在一些实施例中,第一确定单元801,还配置为确定当前块的量化参数;根据量化参数,从至少一组候选模型参数中确定量化参数对应的模型参数;以及根据模型参数,确定预设神经网络模型;其中,当至少一组为多组时,输入图像组对应不同的量化参数,且多组候选模型参数与不同的量化参数之间具有对应关系。

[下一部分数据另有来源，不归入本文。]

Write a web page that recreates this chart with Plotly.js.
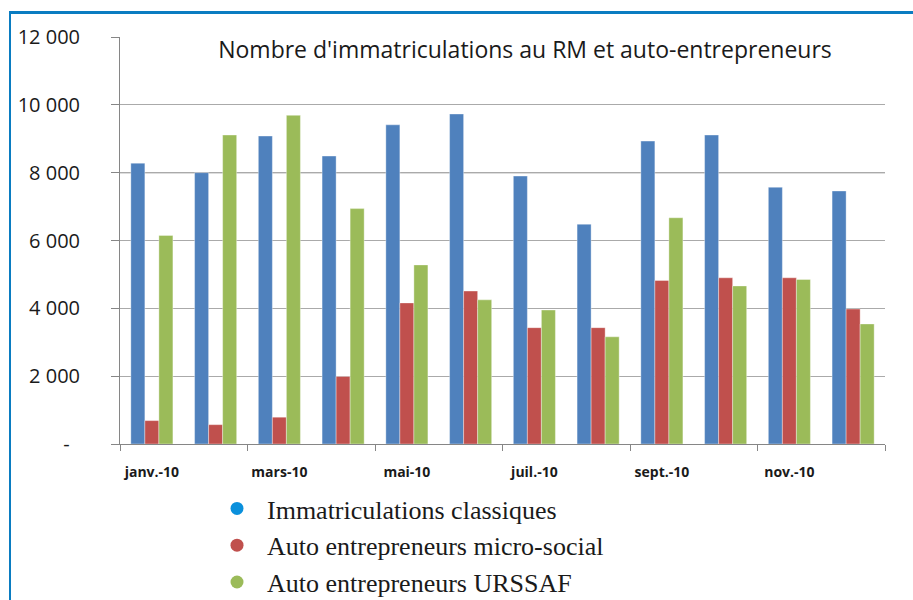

在一些实施例中,编码单元803,还配置为对模型参数进行编码,将编码比特写入码流。
在一些实施例中,参见图8,编码器80还可以包括运动估计单元805,配置为对当前块进行整像素运动估计,确定当前块的第一匹配块;其中,第一匹配块为当前块在整像素位置进行运动估计时率失真代价值最小的匹配块;
第一运动补偿单元802,还配置为利用预设神经网络模型对第一匹配块进行分像素运动补偿,得到至少一个第二匹配块。
在一些实施例中,运动估计单元805,还配置为根据至少一个第二匹配块对当前块进行分像素运动估计,确定当前块的分像素匹配块,分像素匹配块为当前块在分像素位置进行运动估计时率失真代价值最小的匹配块;
第一确定单元801,还配置为利用第一匹配块对当前块进行预编码处理,确定第一率失真代价值;以及利用分像素匹配块对当前块进行预编码处理,确定第二率失真代价值;以及若第一率失真代价值大于第二率失真代价值,则确定当前块使用运动补偿增强处理方式,且确定运动信息为第一运动信息,第一运动信息用于指向分像素位置;或者,若第一率失真代价值小于或等于第二率失真代价值,则确定当前块不使用运动补偿增强处理方式,且确定运动信息为第二运动信息,第二运动信息用于指向整像素位置。
在一些实施例中,第一确定单元801,还配置为若第一率失真代价值大于第二率失真代价值,则确定第一语法元素标识信息的取值为第一值;或者,若第一率失真代价值小于或等于第二率失真代价值,则确定第一语法元素标识信息的取值为第二值;其中,第一语法元素标识信息用于指示当前块是否使用运动补偿增强处理方式。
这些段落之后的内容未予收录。